The inflow of river water decreased and the agricultural lands became depopulated and the financial condition of the people weakened. Abdul Haq says that the situation was a little better till 1992, but when the river water did not come, the underground sea water moved forward and made drinking water difficult. Water also became unavailable and as a result a large number of people had to migrate from here.

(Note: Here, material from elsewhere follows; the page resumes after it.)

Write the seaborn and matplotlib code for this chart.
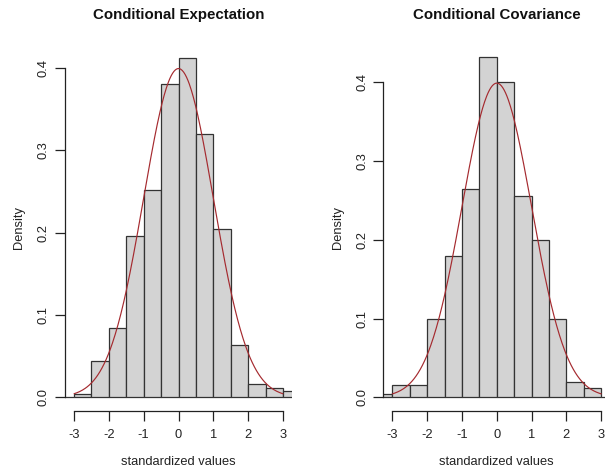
import numpy as np
import pandas as pd
import matplotlib
matplotlib.use("Agg")
import matplotlib.pyplot as plt
import seaborn as sns

# ---- data ----
bin_edges = [-3.5, -3.0, -2.5, -2.0, -1.5, -1.0, -0.5, 0.0, 0.5, 1.0, 1.5, 2.0, 2.5, 3.0, 3.5]
dens_expectation = [0.000, 0.004, 0.044, 0.084, 0.196, 0.252, 0.380, 0.412, 0.320, 0.204, 0.064, 0.016, 0.012, 0.008]
dens_covariance = [0.004, 0.016, 0.016, 0.100, 0.180, 0.264, 0.432, 0.400, 0.256, 0.200, 0.100, 0.020, 0.012, 0.000]
titles = ["Conditional Expectation", "Conditional Covariance"]
x_ticks = [-3, -2, -1, 0, 1, 2, 3]
y_ticks = [0.0, 0.1, 0.2, 0.3, 0.4]
x_label = "standardized values"
y_label = "Density"

sns.set_style("white")
plt.rcParams["font.family"] = ["Liberation Sans", "DejaVu Sans"]

W, H = 605, 470
fig = plt.figure(figsize=(W / 100, H / 100), dpi=100)

def px_axes(left, top, right, bottom):
    return fig.add_axes([left / W, 1 - bottom / H, (right - left) / W, (bottom - top) / H])

panels = [
    dict(dens=dens_expectation, box=(65, 44.2, 292, 411), xlim=(-3.26, 3.26), ylim=(-0.0165, 0.4285)),
    dict(dens=dens_covariance, box=(383.3, 43.7, 610.3, 411), xlim=(-3.26, 3.26), ylim=(-0.0173, 0.449)),
]

line_x = np.linspace(-3, 3, 300)
line_y = np.exp(-line_x ** 2 / 2) / np.sqrt(2 * np.pi)
curve = pd.DataFrame({"x": line_x, "y": line_y})

for i, p in enumerate(panels):
    ax = px_axes(*p["box"])
    lefts = bin_edges[:-1]
    df = pd.DataFrame({"x": [l + 0.25 for l in lefts], "w": p["dens"]})
    sns.histplot(data=df, x="x", weights="w", bins=bin_edges, stat="count",
                 color="#D3D3D3", edgecolor="#333333", linewidth=0.9, alpha=1.0, ax=ax)
    sns.lineplot(data=curve, x="x", y="y", color="#a52a2f", linewidth=0.85, ax=ax)
    ax.set_xlim(*p["xlim"])
    ax.set_ylim(*p["ylim"])
    ax.set_xticks(x_ticks)
    ax.set_xticklabels([str(t) for t in x_ticks])
    ax.set_yticks(y_ticks)
    ax.set_yticklabels([f"{t:.1f}" for t in y_ticks], rotation=90, va="center")
    for s in ["top", "right"]:
        ax.spines[s].set_visible(False)
    ax.spines["left"].set_bounds(0, 0.4)
    ax.spines["bottom"].set_bounds(-3, 3)
    for s in ["left", "bottom"]:
        ax.spines[s].set_color("#222222")
        ax.spines[s].set_linewidth(0.9)
    ax.tick_params(axis="both", which="major", length=7, width=0.9, color="#222222",
                   labelsize=9.3, labelcolor="#222222", direction="out",
                   bottom=True, left=True)
    ax.tick_params(axis="x", pad=6)
    ax.tick_params(axis="y", pad=4)
    ax.set_xlabel(x_label, fontsize=9.3, color="#222222", labelpad=11)
    ax.set_ylabel(y_label, fontsize=9.3, color="#222222", labelpad=9)
    ax.patch.set_alpha(0)
    cx = (p["box"][0] + p["box"][2]) / 2
    fig.text(cx / W, 1 - 15 / H, titles[i], ha="center", va="center",
             fontsize=10.8, fontweight="bold", color="#111111")

fig.savefig("out.png", dpi=100, facecolor="white")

==="Soldiers of the sea"===

The city of Keti Bander has also weathered floods and storms, sinking three times due to hurricanes and sea advances in 1857, 1877 and 1910. Archaeologist and researcher Dr Kaleemullah Lashari says that due to an earthquake during the time of the British, this port sank into the sand, after which the modern city of Keti Bandar, located two kilometers away, was built.
It was also spared by a storm in 1941, but the storm of 1999 caused great loss of life and property in the area and the surrounding area. There were chances but this storm moved towards Indian Gujarat.

Anthropologist Abdul Haq Chang says that the mangroves have decreased due to lack of river water, which prevents the sea from moving forward and weakens the storm waves, so local fishermen call these mangroves the soldiers of the sea.
The Sindh government had set a world record by planting more than five lakh mangroves in a single day in 2009 in Keti Bandar, after which this exercise has been repeated twice, resulting in improved growth of mangroves here.
However, a large area including Kharo Chan has been swallowed up by the sea; a wall was built to stop the advance of the sea, but it could not protect the city.

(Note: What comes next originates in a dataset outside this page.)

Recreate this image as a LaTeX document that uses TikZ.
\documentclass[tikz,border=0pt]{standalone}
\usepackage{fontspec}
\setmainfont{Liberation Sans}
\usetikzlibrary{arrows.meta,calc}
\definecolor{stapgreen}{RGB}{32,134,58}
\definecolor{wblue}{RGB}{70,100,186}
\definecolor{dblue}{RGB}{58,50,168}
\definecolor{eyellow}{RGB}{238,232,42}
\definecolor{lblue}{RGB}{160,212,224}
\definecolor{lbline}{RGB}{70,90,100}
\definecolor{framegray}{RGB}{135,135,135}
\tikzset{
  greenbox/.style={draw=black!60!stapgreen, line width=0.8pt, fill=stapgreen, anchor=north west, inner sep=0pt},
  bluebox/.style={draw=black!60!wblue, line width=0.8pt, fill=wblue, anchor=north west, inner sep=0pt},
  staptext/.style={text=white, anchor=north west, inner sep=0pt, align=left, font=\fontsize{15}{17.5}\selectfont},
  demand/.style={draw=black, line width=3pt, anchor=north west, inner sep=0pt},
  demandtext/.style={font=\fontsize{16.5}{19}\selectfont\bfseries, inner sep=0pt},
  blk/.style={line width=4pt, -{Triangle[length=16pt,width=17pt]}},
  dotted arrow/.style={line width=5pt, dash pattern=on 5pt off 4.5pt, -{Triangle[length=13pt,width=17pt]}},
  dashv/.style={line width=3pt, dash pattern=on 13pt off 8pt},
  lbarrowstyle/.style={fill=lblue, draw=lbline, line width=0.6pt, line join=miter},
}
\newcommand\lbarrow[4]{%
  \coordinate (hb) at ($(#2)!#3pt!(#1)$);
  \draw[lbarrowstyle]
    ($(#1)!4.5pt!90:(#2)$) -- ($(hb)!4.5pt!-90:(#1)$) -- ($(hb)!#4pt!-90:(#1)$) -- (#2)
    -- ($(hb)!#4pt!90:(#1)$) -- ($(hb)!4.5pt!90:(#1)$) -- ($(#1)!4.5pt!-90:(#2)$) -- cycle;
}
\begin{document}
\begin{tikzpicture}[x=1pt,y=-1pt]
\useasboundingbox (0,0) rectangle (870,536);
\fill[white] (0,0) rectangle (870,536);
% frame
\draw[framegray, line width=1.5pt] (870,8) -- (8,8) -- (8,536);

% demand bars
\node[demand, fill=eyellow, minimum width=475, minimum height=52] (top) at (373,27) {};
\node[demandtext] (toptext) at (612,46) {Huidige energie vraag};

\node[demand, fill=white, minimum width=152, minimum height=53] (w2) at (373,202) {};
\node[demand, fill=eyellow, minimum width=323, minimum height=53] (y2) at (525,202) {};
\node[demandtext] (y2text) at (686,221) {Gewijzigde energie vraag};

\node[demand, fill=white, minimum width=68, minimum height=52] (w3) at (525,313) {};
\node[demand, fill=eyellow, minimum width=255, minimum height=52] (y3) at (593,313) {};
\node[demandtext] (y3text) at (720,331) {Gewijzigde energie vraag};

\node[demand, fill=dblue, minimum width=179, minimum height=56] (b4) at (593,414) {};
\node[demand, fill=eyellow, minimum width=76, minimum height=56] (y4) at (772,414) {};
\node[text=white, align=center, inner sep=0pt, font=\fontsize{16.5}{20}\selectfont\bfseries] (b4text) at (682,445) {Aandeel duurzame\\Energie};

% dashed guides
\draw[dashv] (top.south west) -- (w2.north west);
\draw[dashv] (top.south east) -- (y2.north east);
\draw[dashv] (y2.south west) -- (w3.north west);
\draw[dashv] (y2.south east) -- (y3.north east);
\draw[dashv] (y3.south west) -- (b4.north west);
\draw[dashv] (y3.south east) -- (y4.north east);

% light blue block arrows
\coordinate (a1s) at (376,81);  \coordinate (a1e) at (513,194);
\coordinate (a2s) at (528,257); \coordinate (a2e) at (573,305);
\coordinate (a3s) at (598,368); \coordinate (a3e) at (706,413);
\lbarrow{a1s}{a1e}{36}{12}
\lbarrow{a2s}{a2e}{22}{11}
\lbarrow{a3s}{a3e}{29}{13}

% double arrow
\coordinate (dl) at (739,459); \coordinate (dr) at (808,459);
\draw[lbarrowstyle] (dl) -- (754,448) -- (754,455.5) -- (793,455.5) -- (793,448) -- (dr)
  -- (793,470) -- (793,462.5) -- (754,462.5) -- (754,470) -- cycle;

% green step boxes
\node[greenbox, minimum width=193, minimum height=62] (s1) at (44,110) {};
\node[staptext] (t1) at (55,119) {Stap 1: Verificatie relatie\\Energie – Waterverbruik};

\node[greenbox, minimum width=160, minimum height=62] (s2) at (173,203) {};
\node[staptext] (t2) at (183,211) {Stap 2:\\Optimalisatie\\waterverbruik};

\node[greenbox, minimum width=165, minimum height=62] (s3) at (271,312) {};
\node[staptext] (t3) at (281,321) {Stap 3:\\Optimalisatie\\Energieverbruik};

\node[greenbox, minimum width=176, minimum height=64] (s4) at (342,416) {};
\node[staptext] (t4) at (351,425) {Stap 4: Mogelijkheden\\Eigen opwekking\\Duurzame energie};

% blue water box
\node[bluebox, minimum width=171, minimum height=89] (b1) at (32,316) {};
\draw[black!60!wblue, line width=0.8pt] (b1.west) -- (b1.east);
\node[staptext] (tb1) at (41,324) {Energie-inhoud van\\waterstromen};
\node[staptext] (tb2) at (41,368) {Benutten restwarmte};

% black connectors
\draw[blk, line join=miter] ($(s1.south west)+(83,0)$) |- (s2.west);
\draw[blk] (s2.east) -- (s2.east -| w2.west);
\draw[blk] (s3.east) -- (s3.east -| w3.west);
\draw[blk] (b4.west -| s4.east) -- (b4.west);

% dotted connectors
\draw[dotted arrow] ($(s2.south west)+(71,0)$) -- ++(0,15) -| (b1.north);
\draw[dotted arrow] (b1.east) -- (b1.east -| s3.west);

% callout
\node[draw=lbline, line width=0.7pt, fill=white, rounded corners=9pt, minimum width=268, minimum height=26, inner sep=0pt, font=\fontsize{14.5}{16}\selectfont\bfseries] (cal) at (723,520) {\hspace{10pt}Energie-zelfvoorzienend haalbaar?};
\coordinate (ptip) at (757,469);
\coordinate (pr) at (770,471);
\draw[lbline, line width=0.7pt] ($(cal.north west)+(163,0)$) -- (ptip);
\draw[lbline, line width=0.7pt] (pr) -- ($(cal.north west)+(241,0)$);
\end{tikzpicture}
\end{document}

===Restoration attempts===

From the government of Zulfikar Ali Bhutto to the current government of Pakistan Peoples Party, many projects have been built including the port of Keti Bandar, Benazir Bhutto planned to build a power plant here on coal from Thar in 1994, but the government of Mian Nawaz Sharif rejected the plan.

Dr. Kaleemullah Lashari says that during the Benazir Bhutto regime, a feasibility report was also prepared for the construction of a road for the port here, but later the priorities changed and Gawadar port got priority.

After coming to power in 2008, the Pakistan People's Party government planned to build a new industrial city called Zulfikarabad here, in which Chinese investors were showing interest, but nationalist parties of Sindh had serious reservations about it. Afterward, this project also got delayed.

==Economy==
Keti Bandar Project was planned to build a port and power station at Keti Bandar. The Keti Bandar economy completely relies upon fishing and the entire village is dependent on the fishermen who sometimes spend days at a time on their boats in the Arabian Sea. As these fishermen return with their catch they display their products in the open market, where buyers collect the fish and transport it to Karachi.